In The Cattle Markets: Cattle vs. Beef Cycles

August 1, 2018           –       Josh Maples, Mississippi State University



The latest USDA Cattle report provided the most recent pieces of information to the ever-evolving cattle inventory picture. The big news was the number of heifers held for replacement declined year-over-year and the 2018 calf crop is estimated to be about two percent larger than 2017. The calf crop number tells a story of continued larger beef production for 2019 while the lower heifer retention rate suggests herd growth is slowing. Combine the retention rate with cow and heifer slaughter data and they collectively points to a significantly slowing herd growth rate.
Taken at face value, these two pieces of information can seem a little contradictory. One suggests larger supplies while the other suggests lower supplies. Of course, timing is key. The calf crop number is a pretty definitive indicator of larger beef supplies in 2019 because those calves will be going through the beef production system next year. The heifer retention number is an indication that we are probably approaching the next cattle inventory peak over the next few years. Which is more important? The easy answer is both. But the dynamics of the two have changed over time as cycles move from lows (troughs) to peaks and back.

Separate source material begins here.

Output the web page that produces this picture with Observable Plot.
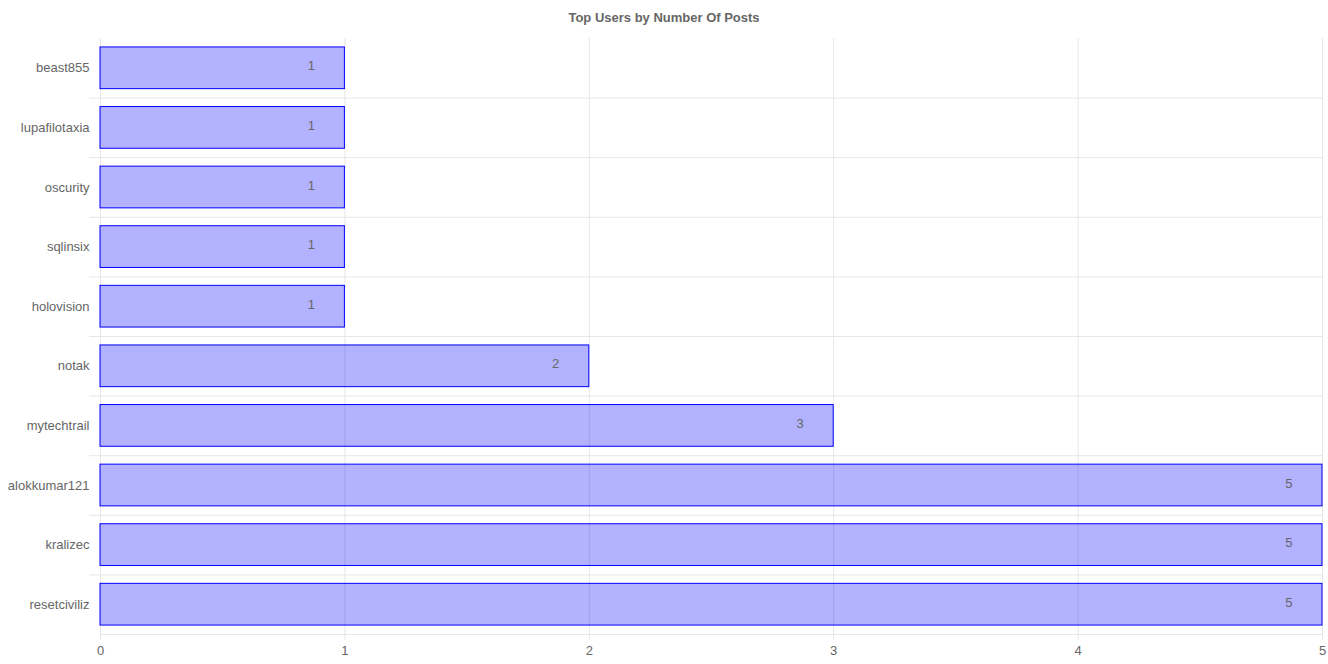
<!DOCTYPE html>
<html>
<head>
<meta charset="utf-8">
<script src="https://cdn.jsdelivr.net/npm/d3@7"></script>
<script src="https://cdn.jsdelivr.net/npm/@observablehq/plot@0.6"></script>
<style>
  html, body { margin: 0; padding: 0; background: #fff; }
  #title { height: 30px; font: bold 13px "Liberation Sans", Arial, sans-serif; line-height: 36px; text-align: center; color: #666; overflow: visible; }
  #chart svg { display: block; }
</style>
</head>
<body>
<div id="title">Top Users by Number Of Posts</div>
<div id="chart"></div>
<script>
const users = ["beast855", "lupafilotaxia", "oscurity", "sqlinsix", "holovision", "notak", "mytechtrail", "alokkumar121", "kralizec", "resetciviliz"];
const posts = [1, 1, 1, 1, 1, 2, 3, 5, 5, 5];
const xTicks = [0, 1, 2, 3, 4, 5];

const data = users.map((u, i) => ({user: u, posts: posts[i]}));

const W = 1328, H = 634, mTop = 8, mBottom = 30, mLeft = 100, mRight = 6;
const step = (H - mTop - mBottom) / users.length;
const grid = "#e6e6e6";

const chart = Plot.plot({
  width: W,
  height: H,
  marginTop: mTop,
  marginBottom: mBottom,
  marginLeft: mLeft,
  marginRight: mRight,
  style: {fontFamily: "'Liberation Sans', Arial, sans-serif", fontSize: "13px", color: "#666", background: "#fff", overflow: "visible"},
  x: {domain: [0, 5], ticks: xTicks, tickFormat: d3.format("d"), tickSize: 0, tickPadding: 11, label: null},
  y: {domain: users, paddingInner: 0.3, paddingOuter: 0.15, round: false, tickSize: 0, tickPadding: 11, label: null},
  marks: [
    Plot.ruleX(xTicks, {x: d => d, stroke: grid, insetBottom: -6}),
    Plot.ruleY(users.slice(0, -1), {y: d => d, dy: step / 2, stroke: grid, insetLeft: -11}),
    Plot.ruleY(users.slice(-1), {y: d => d, dy: step / 2, stroke: grid}),
    Plot.barX(data, {y: "user", x: "posts", fill: "#0000ff", fillOpacity: 0.3, stroke: "#0000ff", strokeWidth: 1}),
    Plot.text(data, {y: "user", x: "posts", text: d => String(d.posts), textAnchor: "end", dx: -30, dy: -2, fill: "#666", fontSize: 13})
  ]
});
document.getElementById("chart").appendChild(chart);
</script>
</body>
</html>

Cattle inventory cycles are getting flatter. By flatter, I mean the difference between the low point and high point has shrunk. The average trough to peak growth for the four cycles that occurred between 1938 and 1979 was about 20.3 million head. The same average for the three cycles that occurred between 1979 and 2014 was just 4.8 million head. For 2018, we are about 5.9 million head above the starting low point in 2014 for the current cycle.
The largest total cattle inventory on record was in 1975 at 132 million head of cattle – nearly 38 million more than the January 2018 report showed. The resulting beef production in 1976 was 25.7 billion pounds. In 2018 – with 38 million fewer total cattle than 1975 – beef production forecasts are around 27.3 billion pounds. Cattle inventory cycles are getting flatter because we are getting more beef from fewer cattle. It doesn’t take a 20 million head increase to trigger enough beef supply pressure on prices to signal producers to retain fewer heifers.
Beef production and demand are drivers for cattle prices. The lower heifer retention rate is certainly welcome news for those looking for an end to the pressure of larger supplies on cattle prices. But a better measure will be the estimated beef production over the next few years.